_Supplied data_.
-*-
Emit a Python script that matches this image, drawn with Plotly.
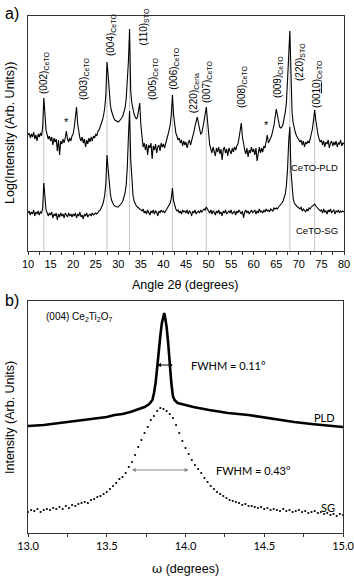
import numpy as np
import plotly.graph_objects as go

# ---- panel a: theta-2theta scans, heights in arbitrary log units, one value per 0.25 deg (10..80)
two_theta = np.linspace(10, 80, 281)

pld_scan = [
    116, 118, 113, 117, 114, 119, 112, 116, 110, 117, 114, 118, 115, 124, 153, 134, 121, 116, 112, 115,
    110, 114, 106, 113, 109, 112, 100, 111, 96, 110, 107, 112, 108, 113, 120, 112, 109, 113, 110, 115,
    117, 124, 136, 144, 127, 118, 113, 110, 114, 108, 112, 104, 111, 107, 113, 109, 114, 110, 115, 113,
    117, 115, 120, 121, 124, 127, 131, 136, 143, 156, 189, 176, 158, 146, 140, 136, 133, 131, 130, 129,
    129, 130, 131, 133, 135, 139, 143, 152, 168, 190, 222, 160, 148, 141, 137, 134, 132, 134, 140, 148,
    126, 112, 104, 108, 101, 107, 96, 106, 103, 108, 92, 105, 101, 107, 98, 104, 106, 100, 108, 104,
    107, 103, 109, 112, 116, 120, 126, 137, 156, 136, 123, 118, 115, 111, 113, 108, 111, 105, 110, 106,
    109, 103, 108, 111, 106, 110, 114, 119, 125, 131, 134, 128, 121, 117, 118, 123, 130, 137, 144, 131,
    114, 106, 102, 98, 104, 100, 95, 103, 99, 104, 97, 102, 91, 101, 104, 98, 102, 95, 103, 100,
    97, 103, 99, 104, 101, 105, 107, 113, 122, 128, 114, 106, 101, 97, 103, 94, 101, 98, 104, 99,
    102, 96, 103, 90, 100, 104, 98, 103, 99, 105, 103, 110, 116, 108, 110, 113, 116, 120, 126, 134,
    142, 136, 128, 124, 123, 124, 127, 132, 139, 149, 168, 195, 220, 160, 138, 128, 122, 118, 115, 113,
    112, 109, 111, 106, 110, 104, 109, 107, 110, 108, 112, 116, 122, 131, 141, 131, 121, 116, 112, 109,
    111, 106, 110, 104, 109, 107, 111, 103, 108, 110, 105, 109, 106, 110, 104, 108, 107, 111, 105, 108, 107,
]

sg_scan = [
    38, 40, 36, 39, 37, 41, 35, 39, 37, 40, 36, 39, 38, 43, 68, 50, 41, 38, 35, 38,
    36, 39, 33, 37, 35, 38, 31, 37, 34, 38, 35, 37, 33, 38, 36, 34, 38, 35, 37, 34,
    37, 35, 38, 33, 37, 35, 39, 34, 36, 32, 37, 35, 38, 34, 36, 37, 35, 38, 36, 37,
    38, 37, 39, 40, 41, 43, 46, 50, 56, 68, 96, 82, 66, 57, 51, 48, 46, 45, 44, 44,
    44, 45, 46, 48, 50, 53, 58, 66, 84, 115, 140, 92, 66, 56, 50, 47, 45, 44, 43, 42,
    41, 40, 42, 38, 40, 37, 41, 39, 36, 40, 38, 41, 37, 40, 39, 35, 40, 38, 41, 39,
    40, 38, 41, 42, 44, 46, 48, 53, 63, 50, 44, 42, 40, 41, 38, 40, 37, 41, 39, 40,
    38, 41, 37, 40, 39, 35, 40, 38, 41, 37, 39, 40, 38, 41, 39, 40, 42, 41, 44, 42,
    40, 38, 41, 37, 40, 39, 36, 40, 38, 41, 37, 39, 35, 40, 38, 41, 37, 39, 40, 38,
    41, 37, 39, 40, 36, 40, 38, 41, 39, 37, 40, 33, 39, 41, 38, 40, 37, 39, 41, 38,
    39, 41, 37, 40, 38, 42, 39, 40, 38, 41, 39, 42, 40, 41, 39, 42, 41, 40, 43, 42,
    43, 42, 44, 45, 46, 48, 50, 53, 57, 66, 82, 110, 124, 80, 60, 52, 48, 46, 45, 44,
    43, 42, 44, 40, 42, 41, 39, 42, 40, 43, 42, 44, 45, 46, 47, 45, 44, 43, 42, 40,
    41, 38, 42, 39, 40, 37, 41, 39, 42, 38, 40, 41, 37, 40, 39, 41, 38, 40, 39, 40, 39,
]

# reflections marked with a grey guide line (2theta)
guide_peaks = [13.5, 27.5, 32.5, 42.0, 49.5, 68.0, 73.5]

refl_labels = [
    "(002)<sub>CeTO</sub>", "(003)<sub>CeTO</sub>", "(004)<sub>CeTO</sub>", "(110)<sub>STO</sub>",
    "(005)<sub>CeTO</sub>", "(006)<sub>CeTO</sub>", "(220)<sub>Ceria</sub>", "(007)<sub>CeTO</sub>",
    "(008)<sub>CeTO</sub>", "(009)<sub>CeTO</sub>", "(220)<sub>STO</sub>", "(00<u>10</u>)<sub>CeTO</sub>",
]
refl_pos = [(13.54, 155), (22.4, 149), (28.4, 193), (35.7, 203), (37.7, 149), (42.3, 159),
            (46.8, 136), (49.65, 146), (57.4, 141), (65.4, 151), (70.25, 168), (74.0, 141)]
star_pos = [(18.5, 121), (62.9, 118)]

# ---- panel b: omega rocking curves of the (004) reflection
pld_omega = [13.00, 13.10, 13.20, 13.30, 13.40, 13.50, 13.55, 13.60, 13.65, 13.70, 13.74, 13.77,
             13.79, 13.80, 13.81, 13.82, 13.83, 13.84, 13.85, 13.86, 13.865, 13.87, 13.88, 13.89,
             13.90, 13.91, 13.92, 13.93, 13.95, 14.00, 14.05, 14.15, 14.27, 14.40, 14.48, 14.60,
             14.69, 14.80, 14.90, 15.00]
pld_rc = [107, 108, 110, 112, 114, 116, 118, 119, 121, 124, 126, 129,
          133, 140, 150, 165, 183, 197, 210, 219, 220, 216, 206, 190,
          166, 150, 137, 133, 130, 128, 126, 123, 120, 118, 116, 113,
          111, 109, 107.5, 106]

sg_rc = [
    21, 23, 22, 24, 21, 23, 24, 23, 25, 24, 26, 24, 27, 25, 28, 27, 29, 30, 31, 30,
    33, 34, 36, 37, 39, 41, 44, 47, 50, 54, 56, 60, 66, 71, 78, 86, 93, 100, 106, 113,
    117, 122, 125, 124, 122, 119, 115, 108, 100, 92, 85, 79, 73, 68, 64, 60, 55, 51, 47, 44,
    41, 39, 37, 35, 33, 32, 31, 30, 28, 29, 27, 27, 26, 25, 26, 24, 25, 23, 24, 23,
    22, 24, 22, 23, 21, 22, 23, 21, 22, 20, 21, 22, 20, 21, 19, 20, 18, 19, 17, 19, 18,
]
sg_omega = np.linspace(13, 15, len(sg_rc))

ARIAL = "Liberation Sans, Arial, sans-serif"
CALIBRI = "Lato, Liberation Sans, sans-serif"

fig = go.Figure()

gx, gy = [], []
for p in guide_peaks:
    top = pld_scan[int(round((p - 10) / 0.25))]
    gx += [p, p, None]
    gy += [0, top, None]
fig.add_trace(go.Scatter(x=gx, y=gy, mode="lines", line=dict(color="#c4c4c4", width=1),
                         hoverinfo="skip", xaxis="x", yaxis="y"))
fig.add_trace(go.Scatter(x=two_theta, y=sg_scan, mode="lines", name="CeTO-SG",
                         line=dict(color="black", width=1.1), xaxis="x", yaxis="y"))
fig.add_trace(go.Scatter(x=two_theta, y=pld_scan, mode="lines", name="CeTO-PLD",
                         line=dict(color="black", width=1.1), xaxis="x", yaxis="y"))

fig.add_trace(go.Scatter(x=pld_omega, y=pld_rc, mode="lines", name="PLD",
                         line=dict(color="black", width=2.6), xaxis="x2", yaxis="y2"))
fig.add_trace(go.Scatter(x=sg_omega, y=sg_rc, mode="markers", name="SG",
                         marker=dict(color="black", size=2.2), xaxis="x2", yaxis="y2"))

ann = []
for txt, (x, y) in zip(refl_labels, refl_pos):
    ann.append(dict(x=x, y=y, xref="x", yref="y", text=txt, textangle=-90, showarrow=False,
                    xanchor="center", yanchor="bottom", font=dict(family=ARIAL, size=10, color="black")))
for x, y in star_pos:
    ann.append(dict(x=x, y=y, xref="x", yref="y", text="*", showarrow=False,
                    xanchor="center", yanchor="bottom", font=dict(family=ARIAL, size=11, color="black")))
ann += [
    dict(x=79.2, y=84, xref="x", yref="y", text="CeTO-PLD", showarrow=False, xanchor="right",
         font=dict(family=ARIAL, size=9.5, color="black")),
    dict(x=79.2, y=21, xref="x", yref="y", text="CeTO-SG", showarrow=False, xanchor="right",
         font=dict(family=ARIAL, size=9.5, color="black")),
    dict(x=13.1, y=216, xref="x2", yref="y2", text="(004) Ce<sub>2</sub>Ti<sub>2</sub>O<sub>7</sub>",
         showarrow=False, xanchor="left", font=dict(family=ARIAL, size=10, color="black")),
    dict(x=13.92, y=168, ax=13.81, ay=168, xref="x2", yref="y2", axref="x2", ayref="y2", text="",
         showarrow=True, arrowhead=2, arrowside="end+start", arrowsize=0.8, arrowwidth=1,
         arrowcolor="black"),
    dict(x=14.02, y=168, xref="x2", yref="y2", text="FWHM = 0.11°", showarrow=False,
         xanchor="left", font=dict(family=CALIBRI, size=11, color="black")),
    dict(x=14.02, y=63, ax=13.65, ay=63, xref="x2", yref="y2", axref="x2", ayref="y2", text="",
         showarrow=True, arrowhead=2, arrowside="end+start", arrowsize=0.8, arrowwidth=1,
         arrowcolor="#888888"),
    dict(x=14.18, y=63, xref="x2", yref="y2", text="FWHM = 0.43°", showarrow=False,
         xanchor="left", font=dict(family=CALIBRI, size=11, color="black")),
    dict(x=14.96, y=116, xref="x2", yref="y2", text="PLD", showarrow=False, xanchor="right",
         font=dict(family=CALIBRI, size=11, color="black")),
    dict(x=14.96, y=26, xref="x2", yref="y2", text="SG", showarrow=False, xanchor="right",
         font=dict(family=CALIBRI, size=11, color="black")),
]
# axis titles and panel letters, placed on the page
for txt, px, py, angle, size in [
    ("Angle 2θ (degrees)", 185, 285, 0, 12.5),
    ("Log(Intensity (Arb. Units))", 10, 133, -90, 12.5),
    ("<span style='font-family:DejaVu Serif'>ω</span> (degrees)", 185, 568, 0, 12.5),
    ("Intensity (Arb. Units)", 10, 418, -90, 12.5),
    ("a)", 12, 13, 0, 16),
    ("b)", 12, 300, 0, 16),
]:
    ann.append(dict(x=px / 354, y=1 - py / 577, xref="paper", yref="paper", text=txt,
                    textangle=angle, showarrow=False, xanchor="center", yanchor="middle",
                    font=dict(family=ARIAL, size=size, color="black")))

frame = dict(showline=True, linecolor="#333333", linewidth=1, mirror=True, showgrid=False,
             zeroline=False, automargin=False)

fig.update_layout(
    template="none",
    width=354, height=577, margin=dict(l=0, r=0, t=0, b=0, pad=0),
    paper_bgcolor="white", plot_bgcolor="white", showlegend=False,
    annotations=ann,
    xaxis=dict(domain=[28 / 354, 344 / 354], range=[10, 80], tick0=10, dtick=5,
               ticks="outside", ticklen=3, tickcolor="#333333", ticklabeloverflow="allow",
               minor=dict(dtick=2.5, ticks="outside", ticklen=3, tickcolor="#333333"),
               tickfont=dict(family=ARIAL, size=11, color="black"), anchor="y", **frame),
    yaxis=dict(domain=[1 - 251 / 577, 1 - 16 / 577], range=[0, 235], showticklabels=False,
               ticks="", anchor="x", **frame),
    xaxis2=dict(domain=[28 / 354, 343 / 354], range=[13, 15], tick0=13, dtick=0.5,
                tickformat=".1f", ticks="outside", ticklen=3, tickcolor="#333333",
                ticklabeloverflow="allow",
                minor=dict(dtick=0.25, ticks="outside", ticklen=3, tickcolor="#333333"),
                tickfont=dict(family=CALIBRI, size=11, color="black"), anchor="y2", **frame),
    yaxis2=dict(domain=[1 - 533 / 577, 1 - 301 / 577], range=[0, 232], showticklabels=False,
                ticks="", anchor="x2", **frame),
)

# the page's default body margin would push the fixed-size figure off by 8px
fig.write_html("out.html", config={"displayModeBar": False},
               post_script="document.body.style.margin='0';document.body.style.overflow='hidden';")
-*-
Leave out any pictures and return exactly the lines from the beginning of the data through the line with "two_theta = np.linspace(10, 80, 281)", inclusive.

Emit a Python script that matches this image, drawn with Plotly.
import numpy as np
import plotly.graph_objects as go

# ---- panel a: theta-2theta scans, heights in arbitrary log units, one value per 0.25 deg (10..80)
two_theta = np.linspace(10, 80, 281)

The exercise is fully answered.